Des victimes présumées de violations des droits de la personne liées à l’extraction des ressources naturelles en Amérique latine ont cherché à obtenir réparation auprès du système judiciaire canadien, plutôt que par l’entremise des mécanismes de RSE mis en place par le Canada. Par exemple, trois poursuites ont été intentées contre des sociétés d’extraction en Colombie-Britannique et en Ontario par des communautés autochtones touchées en Amérique latine. Jusqu’à maintenant, les tribunaux ont statué qu’ils avaient la compétence à entendre ces causes, même si les violations présumées se sont produites à l’extérieur du Canada[240]. Il est difficile pour les communautés touchées d’obtenir réparation auprès des tribunaux canadiens en raison du temps qui doit être consacré au processus judiciaire et des dépenses qui y sont associées[241]. Cette situation contraste avec les mécanismes non judiciaires et moins formels du PCN et du conseiller en RSE.

M. Cheatle a indiqué au Sous-comité qu’il souhaitait la création d’un groupe multipartite comme le groupe consultatif. Il espérait que ce groupe puisse « présenter au gouvernement des recommandations quant à la structure et aux fonctions du bureau du médiateur et à d’autres moyens pouvant permettre au gouvernement du Canada de faciliter l’accès à des mesures correctives[242] ». Selon M. Cheatle, avant de pouvoir s’engager dans une réforme véritable, le gouvernement du Canada « devrait clairement établir les faits au sujet des conflits allégués […] et procéder à une analyse rigoureuse des mécanismes de recours existants » afin de faire la distinction entre « les lacunes réelles et perçues » à l’intérieur du cadre existant[243].

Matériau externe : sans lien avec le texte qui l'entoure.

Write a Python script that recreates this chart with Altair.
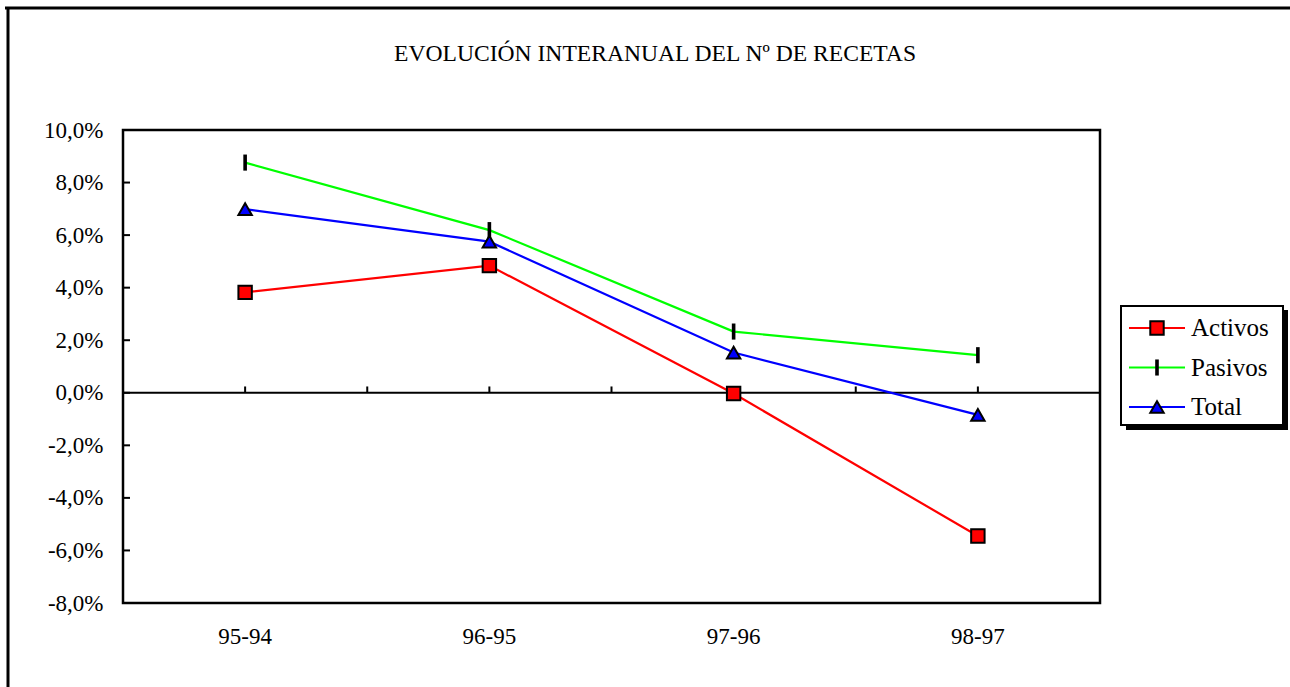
import altair as alt
import pandas as pd

categorias = ["95-94", "96-95", "97-96", "98-97"]
series = ["Activos", "Pasivos", "Total"]
activos = [0.0382, 0.0484, -0.0003, -0.0545]
pasivos = [0.0876, 0.0619, 0.0233, 0.0143]
total = [0.0699, 0.0575, 0.0153, -0.0084]
y_ticks = [-0.08, -0.06, -0.04, -0.02, 0.0, 0.02, 0.04, 0.06, 0.08, 0.10]
titulo = "EVOLUCIÓN INTERANUAL DEL Nº DE RECETAS"
colores = ["#ff0000", "#00ff00", "#0000ff"]
rellenos = ["#ff0000", "#000000", "#0000ff"]
formas = ["square", "M-0.12,-1.05H0.12V1.05H-0.12Z", "triangle-up"]

FONT = "Liberation Serif, Times New Roman, serif"
W, H = 977, 473

rows = []
for s, vals in zip(series, [activos, pasivos, total]):
    for c, v in zip(categorias, vals):
        rows.append({"cat": c, "serie": s, "valor": v})
df = pd.DataFrame(rows)

xscale = alt.Scale(type="band", domain=categorias, paddingInner=0, paddingOuter=0)
yscale = alt.Scale(domain=[-0.08, 0.10], nice=False, zero=False)
cscale = alt.Scale(domain=series, range=colores)
fscale = alt.Scale(domain=series, range=rellenos)
sscale = alt.Scale(domain=series, range=formas)

label_expr = "replace(replace(format(datum.value, '.1%'), '.', ','), '\u2212', '-')"

base = alt.Chart(df)

lines = base.mark_line(strokeWidth=2.2).encode(
    x=alt.X("cat:N", scale=xscale, bandPosition=0.5, sort=categorias,
            axis=alt.Axis(title=None, domain=False, ticks=False, labelAngle=0,
                          labelAlign="center", labelBaseline="middle",
                          labelFont=FONT, labelFontSize=23, labelColor="black",
                          labelPadding=33, grid=False)),
    y=alt.Y("valor:Q", scale=yscale,
            axis=alt.Axis(title=None, values=y_ticks, labelExpr=label_expr,
                          domain=False, ticks=False, grid=False,
                          labelFont=FONT, labelFontSize=23, labelColor="black",
                          labelPadding=20)),
    color=alt.Color("serie:N", scale=cscale, legend=None),
    detail="serie:N",
)

points = base.mark_point(filled=True, size=180, stroke="black", strokeWidth=2, opacity=1).encode(
    x=alt.X("cat:N", scale=xscale, bandPosition=0.5, sort=categorias),
    y=alt.Y("valor:Q", scale=yscale),
    fill=alt.Fill("serie:N", scale=fscale, legend=None),
    shape=alt.Shape("serie:N", scale=sscale, legend=None),
)

# zero line
zero = alt.Chart(pd.DataFrame({"z": [0.0]})).mark_rule(color="black", strokeWidth=2).encode(
    y=alt.Y("z:Q", scale=yscale)
)

# tick marks on the zero line (category centres and boundaries)
tick_df = pd.DataFrame({"cat": categorias, "y0": [0.0] * 4, "y1": [0.0024] * 4})
ticks_c = alt.Chart(tick_df).mark_rule(color="black", strokeWidth=2).encode(
    x=alt.X("cat:N", scale=xscale, bandPosition=0.5, sort=categorias),
    y=alt.Y("y0:Q", scale=yscale), y2="y1:Q"
)
ticks_b = alt.Chart(tick_df.iloc[1:]).mark_rule(color="black", strokeWidth=2).encode(
    x=alt.X("cat:N", scale=xscale, bandPosition=0, sort=categorias),
    y=alt.Y("y0:Q", scale=yscale), y2="y1:Q"
)

# inward y ticks
ytick_df = pd.DataFrame({"v": y_ticks[1:-1]})
yticks = alt.Chart(ytick_df).mark_rule(color="black", strokeWidth=2).encode(
    y=alt.Y("v:Q", scale=yscale), x=alt.value(0), x2=alt.value(7)
)

main = alt.layer(zero, ticks_c, ticks_b, yticks, lines, points)

one = pd.DataFrame({"t": [titulo]})

# outer frame (top & left)
frame_top = alt.Chart(one).mark_rule(color="black", strokeWidth=3).encode(
    x=alt.value(-118), x2=alt.value(1290), y=alt.value(-122)
)
frame_left = alt.Chart(one).mark_rule(color="black", strokeWidth=3).encode(
    x=alt.value(-115), y=alt.value(-123), y2=alt.value(700)
)
title_txt = alt.Chart(one).mark_text(align="center", baseline="alphabetic", font=FONT,
                                     fontSize=23.6, color="black").encode(
    x=alt.value(532), y=alt.value(-69), text="t:N"
)

# legend box with shadow
shadow = alt.Chart(one).mark_rect(color="black").encode(
    x=alt.value(1003), x2=alt.value(1165), y=alt.value(180), y2=alt.value(300)
)
box = alt.Chart(one).mark_rect(fill="white", stroke="black", strokeWidth=2).encode(
    x=alt.value(998), x2=alt.value(1160), y=alt.value(176), y2=alt.value(295)
)
leg_df = pd.DataFrame({"serie": series})
leg_y = alt.Y("serie:N", scale=alt.Scale(type="point", domain=series, range=[198, 277], padding=0),
              axis=None)
leg_line = alt.Chart(leg_df).mark_rule(strokeWidth=2.2).encode(
    y=leg_y, x=alt.value(1006), x2=alt.value(1062),
    color=alt.Color("serie:N", scale=cscale, legend=None),
)
leg_pt = alt.Chart(leg_df).mark_point(filled=True, size=180, stroke="black", strokeWidth=2, opacity=1).encode(
    y=leg_y, x=alt.value(1034),
    fill=alt.Fill("serie:N", scale=fscale, legend=None),
    shape=alt.Shape("serie:N", scale=sscale, legend=None),
)
leg_txt = alt.Chart(leg_df).mark_text(align="left", baseline="middle", font=FONT, fontSize=25, color="black").encode(
    y=leg_y, x=alt.value(1068), text="serie:N"
)
legend = alt.layer(shadow, box, leg_line, leg_pt, leg_txt)

chart = alt.layer(main, frame_top, frame_left, title_txt, legend).resolve_scale(
    y="independent", fill="independent", shape="independent", color="independent"
).properties(
    width=W, height=H,
    padding={"left": 123, "top": 130, "right": 190, "bottom": 84},
    autosize=alt.AutoSizeParams(type="none"),
    background="white",
).configure_view(stroke="black", strokeWidth=2.5)

chart.save("out.html", embed_options={"renderer": "svg", "actions": False})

En conséquence, le Sous-comité formule la recommandation suivante :

Recommandation 4 – Faire une évaluation critique du rendement antérieur de la Stratégie canadienne relative à la RSE de l’industrie extractive

Que le gouvernement du Canada, avec l’aide des mécanismes de RSE, nouveaux et existants, et des fonctionnaires concernés du Service des délégués commerciaux du Canada, évalue de façon proactive la clarté et la cohérence des normes de RSE auxquelles le secteur privé est censé se conformer. Le gouvernement du Canada devrait également procéder à une évaluation critique de l’efficacité des sanctions existantes en cas de non-respect des normes de RSE et renforcer les sanctions lorsque c’est possible. L’évaluation devrait s’accompagner d’un compte rendu complet et rigoureux des préoccupations relatives aux droits de la personne touchant des projets d’extraction en Amérique latine et des mesures prises pour répondre à celles-ci.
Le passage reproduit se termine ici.